For others searching: https://www.scotusblog.com/cases/case-files/united-states-v-skrmetti/ has all, and I mean all, the files.
In the table, under "Opinion", you get all the justices' opinions in a huge, over 100 page file. Justice Alito's opinion starts on page 64. In page 83 he writes "The parties in this case also admit that transgender status is not an immutable characteristic. See Tr. of Oral Arg. 97-98. Instead, a person’s gender identity may "shif[t]," and a person who is transgender now may not be transgender later." The bolding is mine because my next paragraph follows that reference.
In the Scotusblog table, under "Argument", there's a link to an audio recording of the argument in court and a transcript of the audio recording. The transcript pages 97-98 feature Justice Alito getting activist barrister Chase Strangio to admit in court that "trans" includes gender fluidity and that detransitioners exist, therefore being trans isn't immutable and so laws that might vary in their effect based on whether someone is trans shouldn't be subject to the level of scrutiny[1] that laws disproportionately affecting Black people should be.
JUSTICE ALITO: Are there individuals who are born male, assigned male at birth, who at one point identify as female but then later come to identify as male, and, likewise, for individuals who are assigned female at birth, at some point identify as male - as female - I'm sorry - identify as male but later come to identify as female? Are there not such people?
MR. [sic] STRANGIO:There are such people. I agree with that, Justice Alito.
JUSTICE ALITO: So it's not an immutable characteristic, is it?

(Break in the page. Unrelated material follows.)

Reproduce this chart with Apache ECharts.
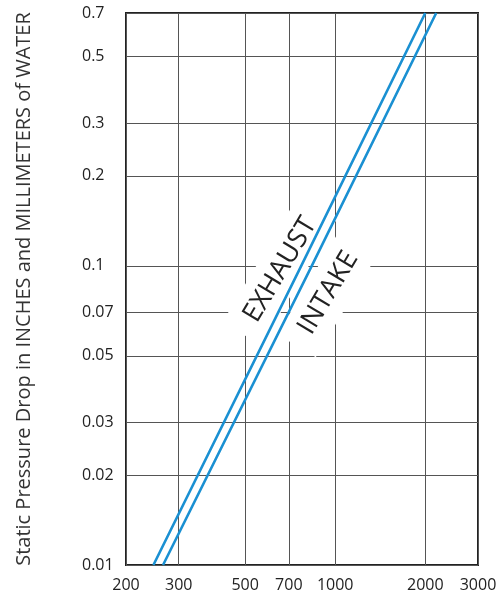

Back to Justice Alito's opinion:
Moreover, transgender status, unlike race and sex, is often not accompanied by visibly identifiable characteristics. A person's "gender identity" is an "internal sense," Merriam-Webster’s Collegiate Dictionary, at 520, and transgender persons as a class do not uniformly "exhibit obvious, immutable, or distinguishing characteristics that define them as a discrete group," Lyng, 477 U. S., at 638. Nor do they necessarily tend to "carry an obvious badge" of their membership in the class that might serve to exacerbate discrimination. Mathews, 427 U. S., at 506. Bolding mine.
How's "you can't tell if someone's trans" working out for you, TRAs?
Justice Alito's dismantling of the very idea that an internal identity can grant membership of an oppressed class is truly masterful.
[1] This refers to a very approximate US equivalent to an English law being subject to judicial review because it breaches the Equality Act 2010.